Q: Do you have any remorse over your early hacking?
A: Definitely. I caused a lot of trouble for a lot of companies for my own entertainment. It was the wrong thing to do, and it was immature. If I had to do it all over again, I certainly wouldn’t do it. On the other side, I did have fun doing what I had done, but did my entertainment justify stepping on other people’s copyrights? Hopefully, my contributions today will help other would-be victims, to protect them from the threats today. I made some serious mistakes.
Q: What would you say to a teenager thinking of hacking?

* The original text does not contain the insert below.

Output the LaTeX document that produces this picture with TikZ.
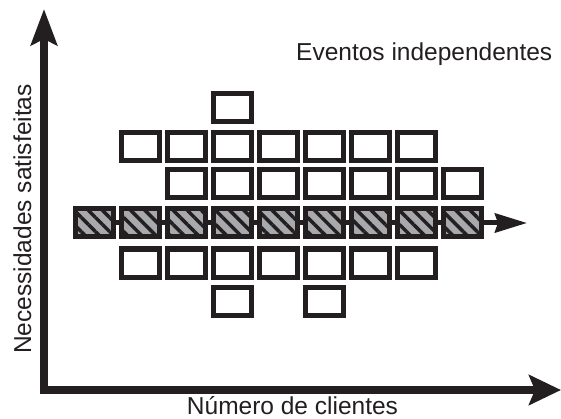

A: I would really vigorously encourage them not to follow in my footsteps, and to be careful, because in today’s world, hacking has become a very serious offense. Back in my time—starting in the ’80s—hacking was considered cool, even though it was still illegal. But there was a coolness factor. Now it has all changed. Don’t forget you are interrupting a business. Why do that just to get your kicks? It is not a smart thing to do. Look for entertainment elsewhere. You are having a lot of traditional criminals using computers for theft. Organized crime and traditional criminals have adopted or acquired hacking skills to pull off their capers.
Q: Do you sometimes wonder if you are still being watched, if the FBI is still listening?
A: They probably are, so say hello! They definitely are, with the Patriot Act and with me being a high-priority target. I assume I am still being monitored!